Куда хуже пришлось петрашевцам, чья деятельность пришлась на пик революционных событий в Европе. Титулярный советник Петрашевский, работавший переводчиком в МИДе у Нессельроде, собирал у себя на квартире военных, чиновников, музыкантов, учителей, разночинцев и пр. Сам хозяин, по убеждениям социалист, сторонник французского утописта Шарля Фурье, предлагал для обсуждения животрепещущие и волновавшие общество темы – крестьянский вопрос, коррупция чиновников, суд присяжных, гласность и независимость судей, цензура, литература и пр. Читались запрещенные книги и газеты. Произведения Фурье, Адама Смита, Людвига Фейербаха, Жана Сисмонди, Луи Блана, Пьера-Жозефа Прудона, Карла Маркса и Фридриха Энгельса. На «пятницах» у Петрашевского «засветились» самые известные столичные общественные деятели: писатели и поэты Аполлон Майков, братья Федор и Михаил Достоевские (первый был уже популярен своим романом «Бедные люди»), Николай Чернышевский, Алексей Плещеев, Сергей Дуров, Николай Данилевский, Михаил Салтыков-Щедрин, Александр Пальм, Александр Баласогло, музыкант Антон Рубинштейн.
Общее количество участников следствие так и не установило. Кроме того, деликатности этому делу добавляло то, что в его расследовании ярко проявилась острейшая борьба двух конкурирующих структур – полиции и Третьего отделения. Так называемый «заговор Петрашевского» в 1848 году был открыт не жандармом Дубельтом, а начальником петербургской сыскной полиции Синицыным, внедрившим своего агента в «пятничные застолья», и доложен императору Николаю не шефом отделения графом Орловым, а министром внутренних дел графом Львом Перовским.
В свою очередь Орлов, дабы унизить конкурента, доложил царю, что Перовский, дабы себя возвысить и сделать «спасителем отечества», наговорил всякого вздора, что дело это совсем не так значительно, как его описывают, что не надо разукрашивать его особенно в глазах иностранцев, и, приняв некоторые патриархальные меры против главных вождей, можно прекратить дело без шума и скандала. Перовский же уперся и упросил Николая дать ему возможность выявить всех злоумышленников, не арестовывая их сразу. Император разрешил подождать до апреля 1849 года, пока чиновник по особым поручениям МВД Иван Липранди не представил отчет по деятельности «заговорщиков».

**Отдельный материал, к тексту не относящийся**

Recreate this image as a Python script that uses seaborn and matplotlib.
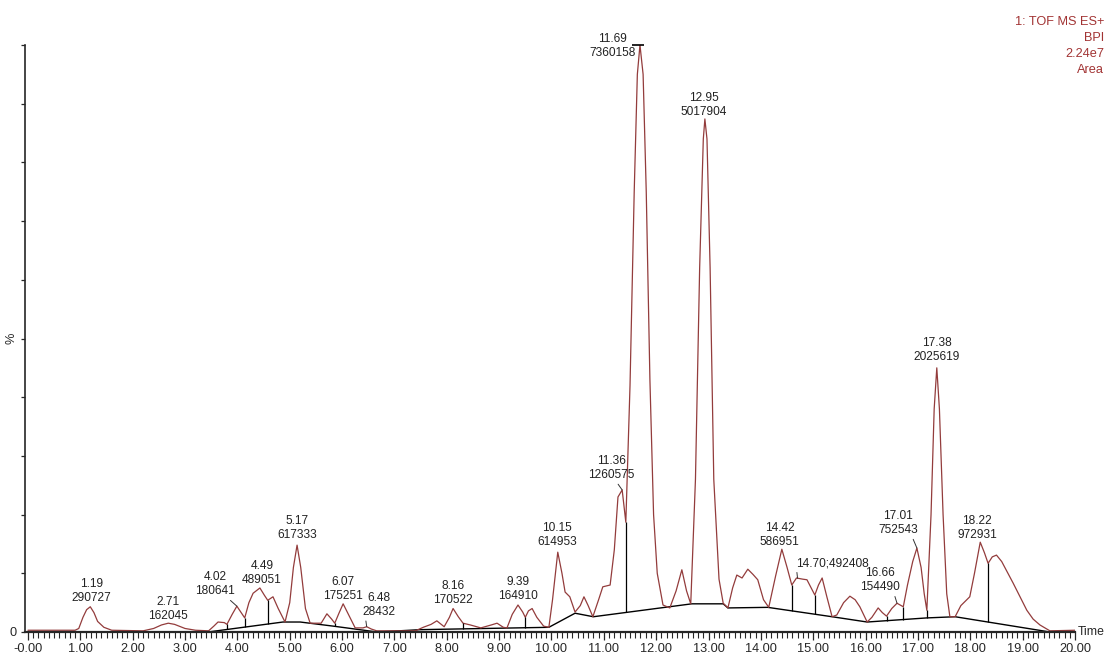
import numpy as np
import pandas as pd
import matplotlib
matplotlib.use("Agg")
import matplotlib.pyplot as plt
from matplotlib.ticker import MultipleLocator, FuncFormatter
import seaborn as sns

# BPI trace: retention time (min) and intensity (% of 2.24e7)
trace_time = [
    0.00, 0.90, 0.97, 1.05, 1.12, 1.19, 1.26, 1.33, 1.45, 1.60,
    2.20, 2.40, 2.55, 2.68, 2.80, 3.00, 3.20, 3.45, 3.55, 3.63,
    3.75, 3.80, 3.90, 3.99, 4.08, 4.14, 4.22, 4.30, 4.43, 4.52,
    4.58, 4.68, 4.78, 4.91, 5.00, 5.07, 5.14, 5.21, 5.30, 5.39,
    5.60, 5.71, 5.80, 5.86, 5.94, 6.02, 6.12, 6.25, 6.40, 6.47,
    6.56, 6.66, 7.40, 7.55, 7.70, 7.81, 7.95, 8.05, 8.12, 8.22,
    8.31, 8.45, 8.65, 8.85, 8.96, 9.08, 9.15, 9.25, 9.36, 9.45,
    9.50, 9.56, 9.63, 9.72, 9.85, 9.95, 10.02, 10.12, 10.20, 10.26,
    10.35, 10.45, 10.55, 10.62, 10.70, 10.79, 10.90, 10.98, 11.12, 11.20,
    11.27, 11.35, 11.42, 11.50, 11.58, 11.64, 11.69, 11.75, 11.81, 11.88,
    11.95, 12.02, 12.13, 12.26, 12.38, 12.49, 12.58, 12.66, 12.75, 12.83,
    12.90, 12.93, 12.97, 13.03, 13.10, 13.20, 13.28, 13.37, 13.46, 13.54,
    13.64, 13.75, 13.85, 13.94, 14.05, 14.15, 14.28, 14.40, 14.50, 14.59,
    14.68, 14.80, 14.88, 14.96, 15.03, 15.10, 15.17, 15.26, 15.36, 15.45,
    15.58, 15.70, 15.80, 15.89, 16.03, 16.12, 16.24, 16.32, 16.40, 16.50,
    16.60, 16.72, 16.80, 16.90, 16.98, 17.06, 17.12, 17.17, 17.25, 17.31,
    17.36, 17.41, 17.48, 17.55, 17.61, 17.71, 17.82, 17.99, 18.08, 18.19,
    18.27, 18.34, 18.42, 18.50, 18.60, 18.72, 18.82, 18.95, 19.08, 19.20,
    19.33, 19.52, 20.00,
]
trace_pct = [
    0.3, 0.3, 0.6, 2.5, 3.8, 4.3, 3.3, 1.8, 0.8, 0.3,
    0.2, 0.6, 1.2, 1.5, 1.3, 0.6, 0.3, 0.2, 1.0, 1.7,
    1.6, 1.3, 3.0, 4.4, 3.2, 2.4, 5.0, 6.6, 7.5, 6.2,
    5.4, 6.0, 4.0, 1.7, 5.0, 11.0, 14.8, 11.0, 4.0, 1.5,
    1.5, 3.1, 2.2, 1.5, 3.2, 4.8, 3.0, 0.7, 0.7, 0.9,
    0.5, 0.2, 0.2, 0.8, 1.3, 1.9, 0.9, 2.5, 4.0, 2.6,
    1.5, 1.2, 0.7, 1.2, 1.5, 0.8, 0.7, 3.0, 4.6, 3.4,
    2.5, 3.6, 4.0, 2.5, 1.0, 0.8, 5.5, 13.6, 10.0, 6.8,
    6.0, 3.4, 4.5, 6.0, 4.5, 2.6, 5.5, 7.7, 8.0, 14.0,
    23.0, 24.2, 18.7, 42.0, 75.0, 95.0, 100.0, 95.0, 75.0, 43.0,
    20.0, 10.0, 4.6, 4.1, 7.0, 10.6, 7.0, 4.8, 26.0, 62.0,
    84.0, 87.4, 84.0, 62.0, 26.0, 9.0, 4.9, 4.1, 7.5, 9.7,
    9.2, 10.7, 9.8, 8.9, 5.5, 4.2, 9.5, 14.1, 11.0, 8.0,
    9.2, 9.0, 8.9, 7.5, 6.3, 8.0, 9.2, 6.0, 2.6, 2.9,
    5.0, 6.1, 5.5, 4.3, 1.7, 2.5, 4.1, 3.3, 2.7, 4.0,
    4.9, 4.3, 8.0, 12.0, 14.3, 11.0, 6.5, 3.7, 20.0, 38.0,
    45.0, 38.0, 20.0, 6.5, 2.6, 2.6, 4.5, 6.0, 10.0, 15.3,
    13.5, 11.7, 12.8, 13.1, 12.0, 10.0, 8.3, 6.0, 3.7, 2.2,
    1.2, 0.2, 0.3,
]

# integration baseline
baseline_time = [0.95, 3.44, 4.87, 5.20, 5.83, 6.67, 7.50, 9.95, 10.45, 10.80,
                 12.68, 13.28, 13.37, 14.13, 15.36, 16.03, 17.17, 17.71, 19.52, 20.00]
baseline_pct = [0.0, 0.0, 1.7, 1.7, 1.0, 0.0, 0.4, 0.8, 3.2, 2.6,
                4.8, 4.8, 4.1, 4.2, 2.6, 1.7, 2.4, 2.6, 0.0, 0.0]

# peak split (drop) lines
drop_time = [3.80, 4.14, 4.58, 5.86, 8.31, 9.50, 11.42, 14.59, 15.03, 16.40, 16.72, 17.17, 18.34]

peak_rt = [1.19, 2.71, 4.02, 4.49, 5.17, 6.07, 6.48, 8.16, 9.39, 10.15,
           11.36, 11.69, 12.95, 14.42, 16.66, 17.01, 17.38, 18.22]
peak_area = [290727, 162045, 180641, 489051, 617333, 175251, 28432, 170522, 164910, 614953,
             1260575, 7360158, 5017904, 586951, 154490, 752543, 2025619, 972931]
inline_rt = [14.70]
inline_area = [492408]

header_lines = ["1: TOF MS ES+", "BPI", "2.24e7", "Area"]

TRACE = "#933c3c"
HEAD = "#a23434"
FS_LABEL = 8.6
FS_TICK = 9.2

sns.set_style("white")
plt.rcParams["font.family"] = ["Liberation Sans Narrow", "Liberation Sans", "DejaVu Sans"]

trace = pd.DataFrame({"time": trace_time, "pct": trace_pct})
base = pd.DataFrame({"time": baseline_time, "pct": baseline_pct})

fig = plt.figure(figsize=(11.07, 6.57), dpi=100)
ax = fig.add_axes([25 / 1107, 25 / 657, 1050 / 1107, 587 / 657])

sns.lineplot(data=base, x="time", y="pct", ax=ax, color="black", lw=1.0,
             estimator=None, sort=False)
sns.lineplot(data=trace, x="time", y="pct", ax=ax, color=TRACE, lw=0.9,
             estimator=None, sort=False)

drop_top = np.interp(drop_time, trace_time, trace_pct)
drop_bot = np.interp(drop_time, baseline_time, baseline_pct)
ax.vlines(drop_time, drop_bot, drop_top, color="black", lw=0.9)

# label offsets in pixels from the apex (dx, dy), plus which labels get a leader line
label_offset = {1.19: (1, 3), 2.71: (0, 1), 4.02: (-22, 9), 4.49: (2, 2), 5.17: (0, 4),
                6.07: (0, 2), 6.48: (12, 9), 8.16: (0, 3), 9.39: (0, 3), 10.15: (-1, 4),
                11.36: (-11, 9), 11.69: (-27, -14), 12.95: (-1, 1), 14.42: (-2, 1),
                16.66: (-17, 10), 17.01: (-19, 12), 17.38: (0, 5), 18.22: (-3, 1)}
leader_rel = {4.02: (0.8, 0), 6.48: (0.1, 0), 11.36: (0.6, 0), 16.66: (0.85, 0), 17.01: (0.85, 0)}

t_arr = np.array(trace_time)
p_arr = np.array(trace_pct)
for rt, area in zip(peak_rt, peak_area):
    win = np.abs(t_arr - rt) <= 0.08
    i = np.argmax(np.where(win, p_arr, -1))
    dx, dy = label_offset[rt]
    kw = {}
    if rt in leader_rel:
        kw["arrowprops"] = dict(arrowstyle="-", color="#333333", lw=0.7,
                                shrinkA=0, shrinkB=0, relpos=leader_rel[rt])
    ax.annotate(f"{rt:.2f}\n{area}", xy=(t_arr[i], p_arr[i]), xytext=(dx, dy),
                textcoords="offset pixels", ha="center", va="bottom",
                fontsize=FS_LABEL, linespacing=1.2, color="#222222", **kw)
    if rt == 11.69:
        ax.plot([t_arr[i] - 0.03], [p_arr[i]], marker="_", ms=8, mew=1.2,
                color="black", clip_on=False)

for rt, area in zip(inline_rt, inline_area):
    y = np.interp(rt, trace_time, trace_pct)
    ax.annotate(f"{rt:.2f};{area}", xy=(rt, y), xytext=(-1, 9), textcoords="offset pixels",
                ha="left", va="bottom", fontsize=FS_LABEL, color="#222222",
                arrowprops=dict(arrowstyle="-", color="#333333", lw=0.7,
                                shrinkA=0, shrinkB=0, relpos=(0.0, 0.0)))

ax.set_xlim(-0.057, 20.0)
ax.set_ylim(0, 100)
ax.xaxis.set_major_locator(MultipleLocator(1))
ax.xaxis.set_minor_locator(MultipleLocator(0.1))
ax.xaxis.set_major_formatter(FuncFormatter(lambda v, _: "-0.00" if abs(v) < 1e-9 else f"{v:.2f}"))
ax.yaxis.set_major_locator(MultipleLocator(10))
ax.yaxis.set_major_formatter(FuncFormatter(lambda v, _: "0" if abs(v) < 1e-9 else ""))
ax.tick_params(axis="x", which="major", direction="out", length=6, width=0.9,
               labelsize=FS_TICK, pad=2, bottom=True)
ax.tick_params(axis="x", which="minor", direction="out", length=4, width=0.8, bottom=True)
ax.tick_params(axis="y", which="major", direction="out", length=3, width=0.9,
               labelsize=FS_TICK, pad=3, left=True)

ax.set_xlabel("")
ax.set_ylabel("%", fontsize=FS_TICK, rotation=90)
ax.yaxis.set_label_coords(-0.007, 0.5)
ax.annotate("Time", xy=(1, 0), xycoords="axes fraction", xytext=(3, 0),
            textcoords="offset pixels", ha="left", va="center", fontsize=8.8)

sns.despine(ax=ax)
ax.spines["bottom"].set_linewidth(1.6)
ax.spines["left"].set_linewidth(1.2)

for k, line in enumerate(header_lines):
    fig.text(1104 / 1107, 1 - (22 + 16 * k) / 657, line, ha="right", va="center",
             fontsize=FS_TICK, color=HEAD)

fig.savefig("out.png", dpi=100)
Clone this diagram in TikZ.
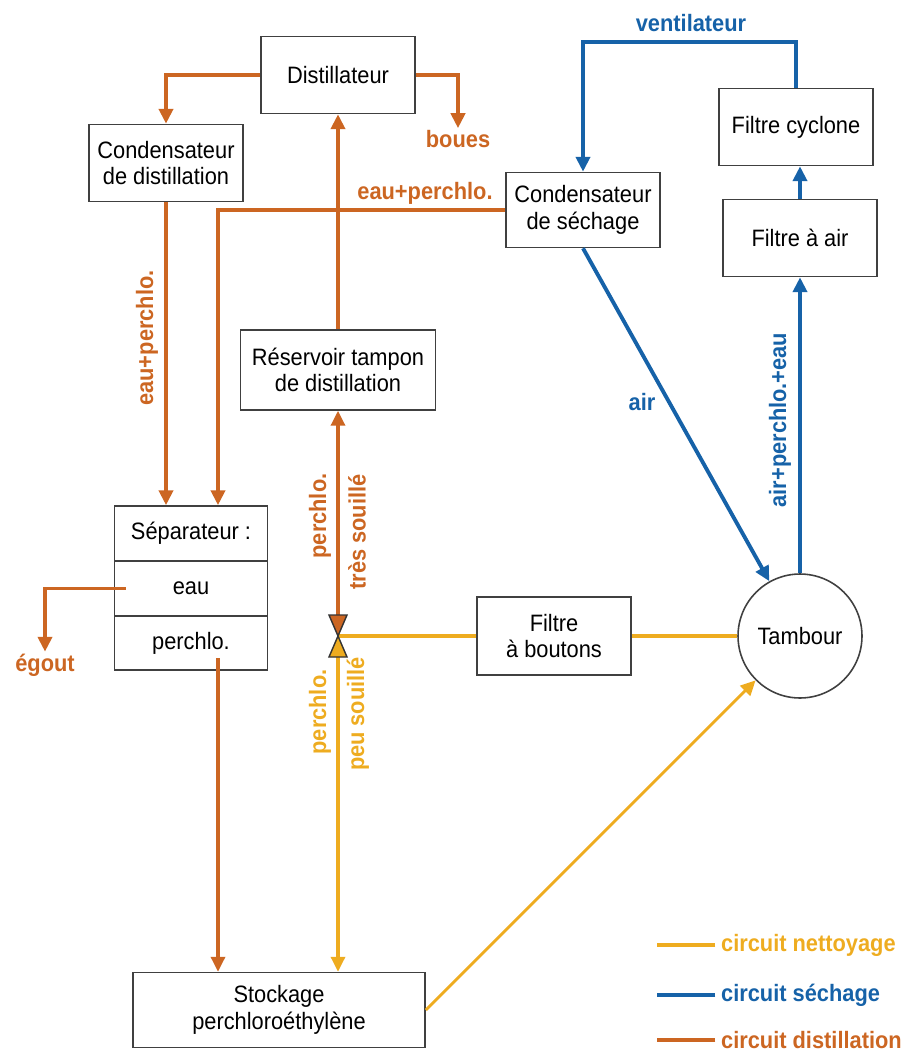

«Члены общества, – говорил в своем докладе Липранди, – предполагали идти путем пропаганды, действующей на массы. С этой целью в собраниях происходили рассуждения о том, как возбуждать во всех классах народа негодование против правительства, как вооружать крестьян против помещиков, чиновников против начальников, как пользоваться фанатизмом раскольников, а в прочих сословиях подрывать и разрушать всякие религиозные чувства, как действовать на Кавказе, в Сибири, в Остзейских губерниях, в Финляндии, в Польше, в Малороссии, где умы предполагались находящимися уже в брожении от семян, брошенных сочинениями Шевченки (!). Из всего этого я извлек убеждение, что тут был не столько мелкий и отдельный заговор, сколько всеобъемлющий план общего движения, переворота и разрушения».
А это уже были не шутки, это подрыв государевых устоев. Был отдан приказ хватать всех без разбора. Нагребли столько, что потом пришлось долго разбираться и большую часть освобождать за непричастностью. По делу петрашевцев было арестовано около сорока человек, из них 21 приговорен к расстрелу, поручику Николаю Григорьеву, как сошедшему с ума в процессе следствия, приговор был отсрочен. Понятно, что никаких массовых гекатомб после декабристов Николай не желал, но преподать доморощенным карбонариям наглядный урок было необходимо.
22 декабря 1849 года приговоренных привезли на окруженную войсками Семеновскую площадь, в центре которой находился затянутый черной тканью эшафот квадратной формы с лестницей. Осужденных построили, зачитали приговор
Вряд ли кто-нибудь предполагал, что это показательная комедия. Только Николаю Кашкину сердобольный обер-полицеймейстер Галахов шепнул, что все будут помилованы, но тот то ли не расслышал, то ли вообще слуха лишился от страха. У Кашкина была дурная наследственность – его отец уже получил «свою» Сибирь за участие в деле декабристов. Осужденные явно пережили массу «приятных» минут.